* **What is expected**: Write out the whole listing exactly as it stands.

::::::::

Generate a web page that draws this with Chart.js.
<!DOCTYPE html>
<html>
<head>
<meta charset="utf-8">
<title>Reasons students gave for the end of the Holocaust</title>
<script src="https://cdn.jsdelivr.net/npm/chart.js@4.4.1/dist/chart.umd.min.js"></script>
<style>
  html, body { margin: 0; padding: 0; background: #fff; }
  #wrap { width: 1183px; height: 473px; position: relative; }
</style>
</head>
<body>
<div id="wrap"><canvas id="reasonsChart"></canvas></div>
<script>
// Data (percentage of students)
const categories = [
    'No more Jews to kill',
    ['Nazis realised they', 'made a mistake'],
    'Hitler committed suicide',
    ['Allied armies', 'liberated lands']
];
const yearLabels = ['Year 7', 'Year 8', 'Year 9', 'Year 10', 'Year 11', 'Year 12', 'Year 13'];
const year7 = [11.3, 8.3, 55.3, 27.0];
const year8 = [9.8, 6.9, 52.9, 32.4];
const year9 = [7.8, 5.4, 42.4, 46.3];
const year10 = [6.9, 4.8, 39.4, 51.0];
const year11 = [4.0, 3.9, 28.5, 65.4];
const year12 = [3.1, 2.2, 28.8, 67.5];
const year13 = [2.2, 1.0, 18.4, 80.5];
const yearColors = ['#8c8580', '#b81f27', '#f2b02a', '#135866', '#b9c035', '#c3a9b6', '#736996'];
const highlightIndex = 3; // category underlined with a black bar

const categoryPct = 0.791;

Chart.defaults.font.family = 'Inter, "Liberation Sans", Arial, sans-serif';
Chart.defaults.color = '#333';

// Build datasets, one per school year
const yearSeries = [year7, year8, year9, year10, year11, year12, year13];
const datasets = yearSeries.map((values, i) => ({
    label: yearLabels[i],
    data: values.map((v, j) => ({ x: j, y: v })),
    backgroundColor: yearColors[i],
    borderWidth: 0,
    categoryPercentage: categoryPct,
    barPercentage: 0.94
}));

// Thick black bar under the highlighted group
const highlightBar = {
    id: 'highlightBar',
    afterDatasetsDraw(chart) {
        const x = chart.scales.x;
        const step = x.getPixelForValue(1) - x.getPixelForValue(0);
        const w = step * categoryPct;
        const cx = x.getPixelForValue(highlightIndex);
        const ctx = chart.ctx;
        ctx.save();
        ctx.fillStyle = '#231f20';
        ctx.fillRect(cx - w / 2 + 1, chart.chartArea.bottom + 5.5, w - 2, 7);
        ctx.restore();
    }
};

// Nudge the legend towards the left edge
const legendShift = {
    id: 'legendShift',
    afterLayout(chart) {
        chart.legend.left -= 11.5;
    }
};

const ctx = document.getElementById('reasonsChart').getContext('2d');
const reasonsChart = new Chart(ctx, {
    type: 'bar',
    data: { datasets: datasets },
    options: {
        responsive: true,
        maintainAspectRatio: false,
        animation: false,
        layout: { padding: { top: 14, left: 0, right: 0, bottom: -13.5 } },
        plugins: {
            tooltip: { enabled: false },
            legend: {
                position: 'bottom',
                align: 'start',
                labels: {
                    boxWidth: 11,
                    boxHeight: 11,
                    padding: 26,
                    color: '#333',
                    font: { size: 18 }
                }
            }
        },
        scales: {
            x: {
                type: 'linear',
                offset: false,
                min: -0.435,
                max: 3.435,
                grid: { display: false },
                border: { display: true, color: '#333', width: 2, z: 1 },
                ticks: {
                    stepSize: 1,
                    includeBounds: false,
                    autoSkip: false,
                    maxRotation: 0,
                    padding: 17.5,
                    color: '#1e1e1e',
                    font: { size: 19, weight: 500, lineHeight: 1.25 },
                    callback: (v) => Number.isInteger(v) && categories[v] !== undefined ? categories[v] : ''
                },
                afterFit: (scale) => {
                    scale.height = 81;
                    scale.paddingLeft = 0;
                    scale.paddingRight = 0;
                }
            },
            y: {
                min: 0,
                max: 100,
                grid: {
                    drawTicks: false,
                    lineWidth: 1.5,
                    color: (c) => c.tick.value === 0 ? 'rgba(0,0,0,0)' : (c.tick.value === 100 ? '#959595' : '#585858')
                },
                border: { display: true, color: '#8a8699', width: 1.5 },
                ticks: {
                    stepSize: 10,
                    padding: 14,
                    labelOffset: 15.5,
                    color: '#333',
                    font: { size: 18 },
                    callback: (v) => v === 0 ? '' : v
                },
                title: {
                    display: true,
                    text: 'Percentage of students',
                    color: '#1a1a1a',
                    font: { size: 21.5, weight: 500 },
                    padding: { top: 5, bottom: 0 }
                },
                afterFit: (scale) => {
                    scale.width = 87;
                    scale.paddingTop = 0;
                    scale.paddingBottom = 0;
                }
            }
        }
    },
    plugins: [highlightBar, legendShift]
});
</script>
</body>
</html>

::::::::

* **Problem solution**:
Generate a web page that draws this with Chart.js.
<!DOCTYPE html>
<html>
<head>
<meta charset="utf-8">
<title>Reasons students gave for the end of the Holocaust</title>
<script src="https://cdn.jsdelivr.net/npm/chart.js@4.4.1/dist/chart.umd.min.js"></script>
<style>
  html, body { margin: 0; padding: 0; background: #fff; }
  #wrap { width: 1183px; height: 473px; position: relative; }
</style>
</head>
<body>
<div id="wrap"><canvas id="reasonsChart"></canvas></div>
<script>
// Data (percentage of students)
const categories = [
    'No more Jews to kill',
    ['Nazis realised they', 'made a mistake'],
    'Hitler committed suicide',
    ['Allied armies', 'liberated lands']
];
const yearLabels = ['Year 7', 'Year 8', 'Year 9', 'Year 10', 'Year 11', 'Year 12', 'Year 13'];
const year7 = [11.3, 8.3, 55.3, 27.0];
const year8 = [9.8, 6.9, 52.9, 32.4];
const year9 = [7.8, 5.4, 42.4, 46.3];
const year10 = [6.9, 4.8, 39.4, 51.0];
const year11 = [4.0, 3.9, 28.5, 65.4];
const year12 = [3.1, 2.2, 28.8, 67.5];
const year13 = [2.2, 1.0, 18.4, 80.5];
const yearColors = ['#8c8580', '#b81f27', '#f2b02a', '#135866', '#b9c035', '#c3a9b6', '#736996'];
const highlightIndex = 3; // category underlined with a black bar

const categoryPct = 0.791;

Chart.defaults.font.family = 'Inter, "Liberation Sans", Arial, sans-serif';
Chart.defaults.color = '#333';

// Build datasets, one per school year
const yearSeries = [year7, year8, year9, year10, year11, year12, year13];
const datasets = yearSeries.map((values, i) => ({
    label: yearLabels[i],
    data: values.map((v, j) => ({ x: j, y: v })),
    backgroundColor: yearColors[i],
    borderWidth: 0,
    categoryPercentage: categoryPct,
    barPercentage: 0.94
}));

// Thick black bar under the highlighted group
const highlightBar = {
    id: 'highlightBar',
    afterDatasetsDraw(chart) {
        const x = chart.scales.x;
        const step = x.getPixelForValue(1) - x.getPixelForValue(0);
        const w = step * categoryPct;
        const cx = x.getPixelForValue(highlightIndex);
        const ctx = chart.ctx;
        ctx.save();
        ctx.fillStyle = '#231f20';
        ctx.fillRect(cx - w / 2 + 1, chart.chartArea.bottom + 5.5, w - 2, 7);
        ctx.restore();
    }
};

// Nudge the legend towards the left edge
const legendShift = {
    id: 'legendShift',
    afterLayout(chart) {
        chart.legend.left -= 11.5;
    }
};

const ctx = document.getElementById('reasonsChart').getContext('2d');
const reasonsChart = new Chart(ctx, {
    type: 'bar',
    data: { datasets: datasets },
    options: {
        responsive: true,
        maintainAspectRatio: false,
        animation: false,
        layout: { padding: { top: 14, left: 0, right: 0, bottom: -13.5 } },
        plugins: {
            tooltip: { enabled: false },
            legend: {
                position: 'bottom',
                align: 'start',
                labels: {
                    boxWidth: 11,
                    boxHeight: 11,
                    padding: 26,
                    color: '#333',
                    font: { size: 18 }
                }
            }
        },
        scales: {
            x: {
                type: 'linear',
                offset: false,
                min: -0.435,
                max: 3.435,
                grid: { display: false },
                border: { display: true, color: '#333', width: 2, z: 1 },
                ticks: {
                    stepSize: 1,
                    includeBounds: false,
                    autoSkip: false,
                    maxRotation: 0,
                    padding: 17.5,
                    color: '#1e1e1e',
                    font: { size: 19, weight: 500, lineHeight: 1.25 },
                    callback: (v) => Number.isInteger(v) && categories[v] !== undefined ? categories[v] : ''
                },
                afterFit: (scale) => {
                    scale.height = 81;
                    scale.paddingLeft = 0;
                    scale.paddingRight = 0;
                }
            },
            y: {
                min: 0,
                max: 100,
                grid: {
                    drawTicks: false,
                    lineWidth: 1.5,
                    color: (c) => c.tick.value === 0 ? 'rgba(0,0,0,0)' : (c.tick.value === 100 ? '#959595' : '#585858')
                },
                border: { display: true, color: '#8a8699', width: 1.5 },
                ticks: {
                    stepSize: 10,
                    padding: 14,
                    labelOffset: 15.5,
                    color: '#333',
                    font: { size: 18 },
                    callback: (v) => v === 0 ? '' : v
                },
                title: {
                    display: true,
                    text: 'Percentage of students',
                    color: '#1a1a1a',
                    font: { size: 21.5, weight: 500 },
                    padding: { top: 5, bottom: 0 }
                },
                afterFit: (scale) => {
                    scale.width = 87;
                    scale.paddingTop = 0;
                    scale.paddingBottom = 0;
                }
            }
        }
    },
    plugins: [highlightBar, legendShift]
});
</script>
</body>
</html>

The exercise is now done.